> **TASK DESCRIPTION**:
Repeat exactly the lines running from the first line of the data to the line containing "import * as", both ends included, and nothing else; drop the pictures.

○ ○ ○ ○

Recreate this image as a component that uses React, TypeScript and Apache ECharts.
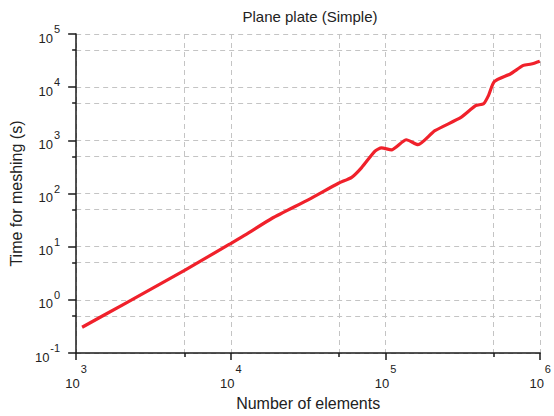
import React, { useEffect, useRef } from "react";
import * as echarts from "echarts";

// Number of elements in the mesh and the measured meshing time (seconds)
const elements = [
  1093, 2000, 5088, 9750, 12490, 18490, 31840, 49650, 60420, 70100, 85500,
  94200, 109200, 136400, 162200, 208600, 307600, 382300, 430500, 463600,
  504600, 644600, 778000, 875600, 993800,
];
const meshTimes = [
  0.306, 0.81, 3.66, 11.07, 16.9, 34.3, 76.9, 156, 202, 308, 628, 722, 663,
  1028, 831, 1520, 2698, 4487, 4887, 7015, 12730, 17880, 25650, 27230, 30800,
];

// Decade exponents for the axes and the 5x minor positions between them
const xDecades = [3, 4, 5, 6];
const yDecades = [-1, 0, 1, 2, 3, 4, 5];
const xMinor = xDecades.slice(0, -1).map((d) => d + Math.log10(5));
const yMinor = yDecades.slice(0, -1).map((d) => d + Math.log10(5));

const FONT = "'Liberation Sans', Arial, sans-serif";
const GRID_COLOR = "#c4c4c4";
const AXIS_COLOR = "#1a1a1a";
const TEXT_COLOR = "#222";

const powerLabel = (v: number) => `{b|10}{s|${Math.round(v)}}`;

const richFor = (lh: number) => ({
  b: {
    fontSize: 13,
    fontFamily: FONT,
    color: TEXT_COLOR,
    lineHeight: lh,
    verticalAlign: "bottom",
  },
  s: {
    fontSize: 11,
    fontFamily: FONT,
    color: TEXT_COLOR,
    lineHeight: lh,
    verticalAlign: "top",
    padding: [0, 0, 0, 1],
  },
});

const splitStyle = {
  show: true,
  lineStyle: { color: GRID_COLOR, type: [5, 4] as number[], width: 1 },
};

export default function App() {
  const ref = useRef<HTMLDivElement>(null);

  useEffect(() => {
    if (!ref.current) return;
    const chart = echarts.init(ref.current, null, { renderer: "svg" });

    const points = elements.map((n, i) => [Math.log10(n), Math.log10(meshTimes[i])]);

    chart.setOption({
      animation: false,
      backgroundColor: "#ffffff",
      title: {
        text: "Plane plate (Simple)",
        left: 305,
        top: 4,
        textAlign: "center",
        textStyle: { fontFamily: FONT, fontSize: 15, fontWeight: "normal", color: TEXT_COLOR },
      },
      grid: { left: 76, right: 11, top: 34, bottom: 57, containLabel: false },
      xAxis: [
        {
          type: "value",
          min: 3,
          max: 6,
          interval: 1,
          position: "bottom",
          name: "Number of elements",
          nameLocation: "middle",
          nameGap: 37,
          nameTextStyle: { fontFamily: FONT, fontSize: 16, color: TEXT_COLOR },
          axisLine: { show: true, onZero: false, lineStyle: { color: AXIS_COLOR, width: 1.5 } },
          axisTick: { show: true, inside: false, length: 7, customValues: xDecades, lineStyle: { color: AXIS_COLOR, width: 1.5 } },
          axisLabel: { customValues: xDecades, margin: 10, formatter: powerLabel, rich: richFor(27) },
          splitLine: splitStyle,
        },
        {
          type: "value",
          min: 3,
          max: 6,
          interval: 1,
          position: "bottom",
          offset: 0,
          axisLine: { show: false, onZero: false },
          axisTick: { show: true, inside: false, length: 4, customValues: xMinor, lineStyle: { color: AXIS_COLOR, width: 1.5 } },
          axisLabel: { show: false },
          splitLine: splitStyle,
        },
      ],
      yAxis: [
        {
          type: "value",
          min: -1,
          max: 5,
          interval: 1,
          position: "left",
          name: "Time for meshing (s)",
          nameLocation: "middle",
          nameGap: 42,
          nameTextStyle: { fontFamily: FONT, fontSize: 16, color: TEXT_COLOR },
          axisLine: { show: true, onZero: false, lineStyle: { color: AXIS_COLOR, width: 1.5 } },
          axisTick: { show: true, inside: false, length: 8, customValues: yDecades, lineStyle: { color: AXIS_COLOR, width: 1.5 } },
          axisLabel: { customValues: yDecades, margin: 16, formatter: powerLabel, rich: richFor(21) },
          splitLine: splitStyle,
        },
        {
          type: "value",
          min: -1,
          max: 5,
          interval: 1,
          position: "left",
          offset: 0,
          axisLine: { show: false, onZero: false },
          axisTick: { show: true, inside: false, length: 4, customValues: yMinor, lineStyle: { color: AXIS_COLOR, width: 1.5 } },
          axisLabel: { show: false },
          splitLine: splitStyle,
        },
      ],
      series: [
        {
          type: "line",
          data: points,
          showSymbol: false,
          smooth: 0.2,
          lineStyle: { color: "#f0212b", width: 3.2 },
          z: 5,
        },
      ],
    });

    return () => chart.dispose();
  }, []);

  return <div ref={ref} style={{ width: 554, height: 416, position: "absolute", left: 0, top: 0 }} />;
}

○ ○ ○ ○

> **THE REPLY**:
Recreate this image as a component that uses React, TypeScript and Apache ECharts.
import React, { useEffect, useRef } from "react";
import * as echarts from "echarts";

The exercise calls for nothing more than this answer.